I've never really been one for job descriptions. I think they're appalling documents. They only take into account what's needed rather than what can be given. They're an attempt to document a need in a particular point of time. I've always been about value add.
When I was 14 I did up a circular for a friend's mother who was a florist. I wasn't asked to do it and I kind of hid the fact that it was just something I was interested in doing by saying it was for a class. It was never used but I wanted to do it anyway.
When I was in Hamilton, I lived there for 2 ½ years, I was hired as a data entry clerk. It was a factory environment which had varying levels of stress in a single night. i.e. sometimes it was hard to keep up. Other times I was cruising.
In those cruising times, I was looking at ways to add value. I adjusted their printing template. I documented that particular job. Eventually I was asked to document ALL of the jobs around the factory. I became essentially a P.A. I established a way of quantifying work product and mistakes to make the pay structure more fair and was even asked to help with supporting documentation for union negotiations. I did quite a bit of work around quality control. I was doing all of this for around $19 / hour. I had said to my boss at the time that money was not a motivating factor and the only reason I was sticking around was the fact that I was learning off him.
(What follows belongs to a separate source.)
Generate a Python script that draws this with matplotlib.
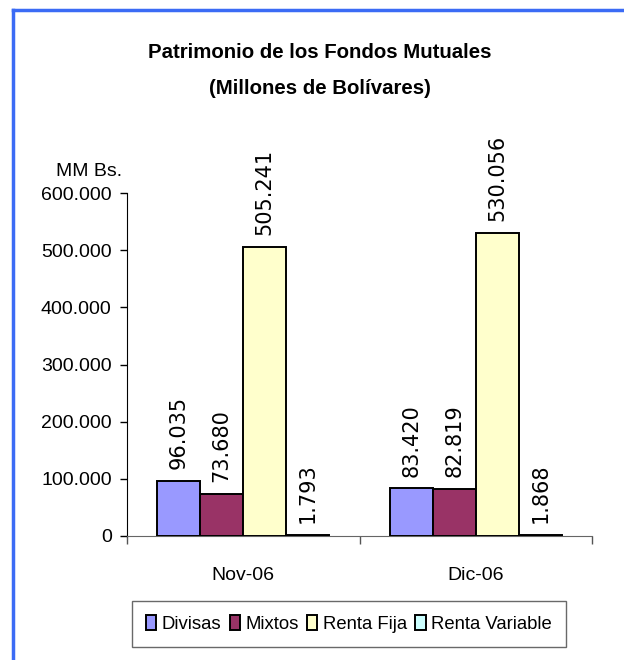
import matplotlib
matplotlib.use("Agg")
import matplotlib.pyplot as plt
from matplotlib.lines import Line2D
import numpy as np

categories = ["Nov-06", "Dic-06"]
series_names = ["Divisas", "Mixtos", "Renta Fija", "Renta Variable"]
divisas = [96035, 83420]
mixtos = [73680, 82819]
renta_fija = [505241, 530056]
renta_variable = [1793, 1868]
value_labels = [["96.035", "83.420"], ["73.680", "82.819"],
                ["505.241", "530.056"], ["1.793", "1.868"]]
yticks = [0, 100000, 200000, 300000, 400000, 500000, 600000]
ytick_labels = ["0", "100.000", "200.000", "300.000", "400.000", "500.000", "600.000"]
colors = ["#9999FF", "#993366", "#FFFFCC", "#CCFFFF"]

main_font = "Liberation Sans"
label_font = "DejaVu Sans"

fig = plt.figure(figsize=(6.24, 6.6), dpi=100)
ax = fig.add_axes([127/624, 1-536/660, (592-127)/624, (536-193)/660])

series = [divisas, mixtos, renta_fija, renta_variable]
x = np.arange(len(categories))
w = 0.185
for i, (vals, c) in enumerate(zip(series, colors)):
    pos = x + (i - 1.5) * w
    ax.bar(pos, vals, width=w, color=c, edgecolor="black", linewidth=1.4, zorder=3,
           label=series_names[i])
    for xp, v, lab in zip(pos, vals, value_labels[i]):
        ax.annotate(lab, (xp, v), xytext=(0, 8.5), textcoords="offset points",
                    rotation=90, ha="center", va="bottom", fontsize=15,
                    family=label_font, color="black")

ax.set_xlim(-0.5, 1.5)
ax.set_ylim(0, 600000)
ax.set_yticks(yticks)
ax.set_yticklabels(ytick_labels, family=main_font, fontsize=14)
ax.set_xticks([-0.5, 0.5, 1.5])
ax.set_xticklabels([])
ax.set_xticks(x, minor=True)
ax.set_xticklabels(categories, minor=True, family=main_font, fontsize=14)
ax.tick_params(axis="x", which="minor", length=0, pad=22)
ax.tick_params(axis="x", which="major", length=6, width=1, direction="out", color="#555555")
ax.tick_params(axis="y", length=5, width=1, direction="out", pad=6)
for s in ["top", "right"]:
    ax.spines[s].set_visible(False)
ax.spines["left"].set_color("black")
ax.spines["bottom"].set_color("#666666")

fig.text(320/624, 1-52/660, "Patrimonio de los Fondos Mutuales", ha="center", va="center",
         family=main_font, fontsize=14.7, fontweight="bold")
fig.text(320/624, 1-88/660, "(Millones de Bolívares)", ha="center", va="center",
         family=main_font, fontsize=14.7, fontweight="bold")
fig.text(89/624, 1-172/660, "MM Bs.", ha="center", va="center", family=main_font, fontsize=14)

leg = fig.legend(loc="center", bbox_to_anchor=(349/624, 1-624/660), ncol=4,
                 prop={"family": main_font, "size": 13.3}, frameon=True, fancybox=False,
                 handlelength=0.55, handleheight=0.85, handletextpad=0.3,
                 columnspacing=0.45, borderpad=0.75, borderaxespad=0.3, edgecolor="#444444")
leg.get_frame().set_linewidth(1.0)

# blue frame (top and left)
fig.add_artist(Line2D([13/624, 13/624], [0, 1-10/660], transform=fig.transFigure,
                      color="#3B6BF5", linewidth=2.5))
fig.add_artist(Line2D([13/624, 1], [1-10/660, 1-10/660], transform=fig.transFigure,
                      color="#3B6BF5", linewidth=2.5))

fig.savefig("out.png", dpi=100)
When I left, I set up templates and vba (Visual Basic for Applications) code to do all of the tricky bits so that my replacement could just chuck the numbers in.
Enter probably the worst workplace I've ever worked in. I was working on phones in a horribly stressful atmosphere. I was asked to work weekends, had the worst shift (finished around 6:30pm), worked through lunches and other breaks. I did some work outside of my hours to keep some of their customers happy and eventually found that my call quantity dropped as people would call, ask whoever they got to get me to call them (outgoing calls didn't count). I had defined and eventually established the need for a "2nd in charge" role and at the end of this, got a $0.50 / hour pay rise. Money's not a great motivator, but it is a token of appreciation (in a place that showed no appreciation. I remember being raked over the coals after getting a thank you letter from one of their customers).
I got hired (actually - that's not strictly right. The resourcing had been approved but actually hiring people hadn't. The whole team were having to work off USB sticks as we didn't have network access) as what I describe as an "Excel Junkie". During the middle of this project, we held a conference for everyone to get a scope of what was going on project wide. I had to get up and speak - but before doing so, I had counted the number of times my name had been mentioned throughout the day. Around 30 odd. I had moved on from being nothing more than an Excel junkie to being fundamental to how the project ran (at the time). Eventually I managed to make that job redundant.
The "image" has been called into question. Why am I working so hard on it? Because it has the potential to be something awesome. Something I can be proud of. It's been my work product for the last 2 years (I do question the value of those 2 years given the issues I'm currently facing. There's a whole rant in here which I'm not going to get into but right now is a pretty hard time for me). Has the "customer" asked for it to have the functionality that it currently has or the functionality I'm proposing? No. Has that ever stopped me? Absolutely not.
But this does bring up an interesting issue. Intellectual property... If it's something I could be proud of, what limitations are likely to be placed around me if I want to open up the development more?